El vulgar arco, forrado de verde intenso por la hiedra, eternizaba ante mí. Largo tiempo llevaba esperando al aguerrido guerrero, al demente que osara siquiera barajar la posibilidad de adentrarse en sus misterios. La piedra ojival no concebía otra razón, raciocinio alguno que diera sentido a tan inconsciente atrevimiento. Mas no había vuelta atrás, y mi cuerpo penetró dejando atrás la trepadora hedera. La espada de Threfelgar destelló, irradiando su mágica luz sobre el hogar del más célebre guardián.
El minotauro andaba cerca.
El penetrante chirrido del metal rasgando la piedra presagió el fatal desenlace, la confluencia del héroe y la bestia. Y junto a las chispas que sus dos prominentes hachas proferían al surcar los muros mostró su cornamenta en la oscuridad. Rebufó por su hocico de toro, y su voz, grave y trascendental, se escuchó resonando entre lo angosto del pasadizo:
—No puedo dejarte pasar —aseguró entretanto sus dos ojos llameantes alumbraban su temida faz—. Solo un inmortal puede alcanzar el ‘Cáliz de Vida’. Solo alguien que no anhele su poder puede tomarlo. ¿Qué anhelas tú, simple mortal?
—Salvar a mi amada de la enfermedad que marchita su alma, Minotauro —contesté alzando mi mágica espada—. Y no cesaré en mi empeño; antes moriré en el intento.
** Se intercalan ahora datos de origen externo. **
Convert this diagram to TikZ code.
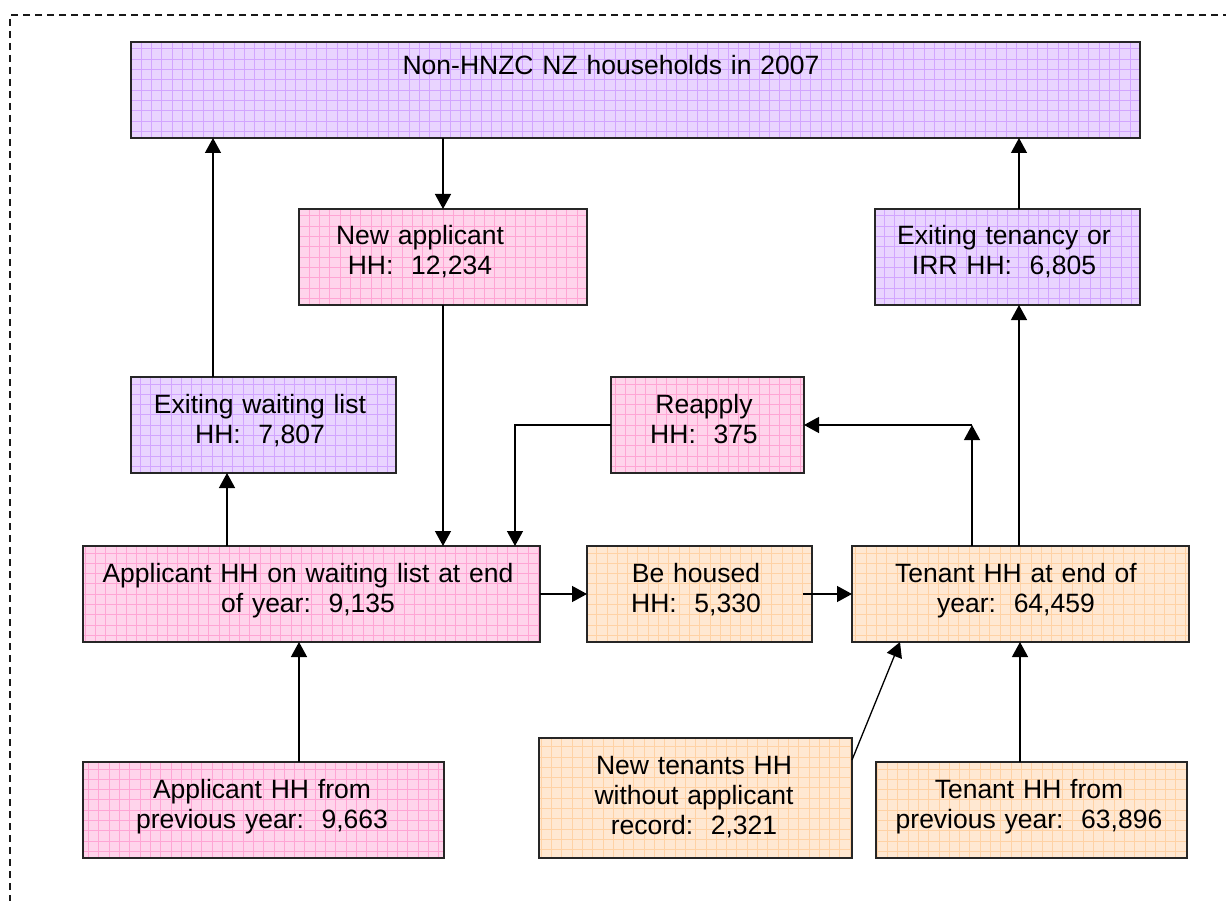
\documentclass[tikz,border=0pt]{standalone}
\usepackage{fontspec}
\setmainfont{Liberation Sans}
\usetikzlibrary{arrows.meta,calc}
\definecolor{purpF}{RGB}{233,212,255}
\definecolor{purpG}{RGB}{210,165,255}
\definecolor{pinkF}{RGB}{255,212,235}
\definecolor{pinkG}{RGB}{255,165,212}
\definecolor{orF}{RGB}{255,232,210}
\definecolor{orG}{RGB}{255,210,165}
\tikzset{
  box/.style={draw=black!85, line width=1.6pt, anchor=north west, inner sep=0pt, outer sep=0pt, rectangle},
  gridfill/.style 2 args={fill=#1, path picture={\draw[#2, line width=0.6pt, step=10.3pt] (path picture bounding box.south west) grid (path picture bounding box.north east);}},
  purpbox/.style={box, gridfill={purpF}{purpG}},
  pinkbox/.style={box, gridfill={pinkF}{pinkG}},
  orbox/.style={box, gridfill={orF}{orG}},
  txt/.style={anchor=north, inner sep=0pt, outer sep=0pt, align=center, text width=#1,
    font=\fontsize{26.5}{30}\selectfont, execute at begin node={\strut}},
  txt/.default=440pt,
  arr/.style={draw=black, line width=1.3pt, -{Triangle[length=15pt,width=16pt]}},
  frame/.style={draw=black!90, line width=1.3pt, dash pattern=on 7pt off 5pt}
}
\begin{document}
\begin{tikzpicture}[x=1pt, y=-1pt]
\useasboundingbox (0,0) rectangle (1226,901);
\draw[frame] (1230,15) -- (10,15) -- (10,905);

% boxes
\node[purpbox, minimum width=1009pt, minimum height=96pt] (top) at (131,42) {};
\node[pinkbox, minimum width=288pt, minimum height=96pt] (newapp) at (299,209) {};
\node[purpbox, minimum width=265pt, minimum height=96pt] (exitten) at (875,209) {};
\node[purpbox, minimum width=265pt, minimum height=96pt] (exitwl) at (131,377) {};
\node[pinkbox, minimum width=193pt, minimum height=96pt] (reapply) at (611,377) {};
\node[pinkbox, minimum width=457pt, minimum height=96pt] (appl) at (83,546) {};
\node[orbox, minimum width=225pt, minimum height=96pt] (behoused) at (587,546) {};
\node[orbox, minimum width=337pt, minimum height=96pt] (tenant) at (852,546) {};
\node[pinkbox, minimum width=361pt, minimum height=96pt] (appprev) at (83,762) {};
\node[orbox, minimum width=313pt, minimum height=120pt] (newten) at (539,738) {};
\node[orbox, minimum width=311pt, minimum height=96pt] (tenprev) at (876,762) {};

% texts (anchor north = first baseline - 21)
\node[txt=600pt] (top-t) at (611,54) {Non-HNZC NZ households in 2007};
\node[txt] (newapp-t) at (420,224) {New applicant\\HH:~~12,234};
\node[txt] (exitten-t) at (1004,224) {Exiting tenancy or\\IRR HH:~~6,805};
\node[txt] (exitwl-t) at (260,392) {Exiting waiting list\\HH:~~7,807};
\node[txt] (reapply-t) at (704,392) {Reapply\\HH:~~375};
\node[txt=470pt] (appl-t) at (308,561) {Applicant HH on waiting list at end\\of year:~~9,135};
\node[txt] (behoused-t) at (696,561) {Be housed\\HH:~~5,330};
\node[txt] (tenant-t) at (1016,561) {Tenant HH at end of\\year:~~64,459};
\node[txt] (appprev-t) at (262,777) {Applicant HH from\\previous year:~~9,663};
\node[txt] (newten-t) at (694,753) {New tenants HH\\without applicant\\record:~~2,321};
\node[txt] (tenprev-t) at (1029,777) {Tenant HH from\\previous year:~~63,896};

% connectors
\draw[arr] ([xshift=82pt]exitwl.north west) -- ([xshift=82pt]exitwl.north west |- top.south);
\draw[arr] ([xshift=312pt]top.south west) -- ([xshift=312pt]top.south west |- newapp.north);
\draw[arr] ([xshift=144pt]newapp.south west) -- ([xshift=144pt]newapp.south west |- appl.north);
\draw[arr] (reapply.west) -| ([xshift=432pt]appl.north west);
\draw[arr] ([xshift=144pt]appl.north west) -- ([xshift=144pt]appl.north west |- exitwl.south);
\draw[arr] ([xshift=216pt]appprev.north west) -- ([xshift=216pt]appprev.north west |- appl.south);
\draw[arr] (appl.east) -- (behoused.west);
\draw[arr] ([xshift=-9pt]behoused.east) -- (tenant.west);
\coordinate (turn) at ([xshift=120pt]tenant.north west |- reapply.east);
\draw[arr] ([xshift=120pt]tenant.north west) -- (turn);
\draw[arr] (turn) -- (reapply.east);
\draw[arr] ([xshift=167pt]tenant.north west) -- ([xshift=167pt]tenant.north west |- exitten.south);
\draw[arr] ([xshift=144pt]exitten.north west) -- ([xshift=144pt]exitten.north west |- top.south);
\draw[arr] ($(newten.north east)+(0,22)$) -- ([xshift=48pt]tenant.south west);
\draw[arr] ([xshift=144pt]tenprev.north west) -- ([xshift=144pt]tenprev.north west |- tenant.south);
\end{tikzpicture}
\end{document}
—Es digno propósito —aseguró el que custodiaba el laberinto inclinando la cabeza en reverencia—. Mas no estoy aquí para juzgar; sino para cumplir el mío.
El minotauro alzó sus dos imponentes hachas al tiempo que yo le mostraba la punta de mi acero.
Threfelgar me iluminó tornándome un haz de luz.
—Entonces —proferí a sabiendas que no podía vencer, derramando una lágrima por ese amor que no obtendría salvación—, nada más nos queda la lucha.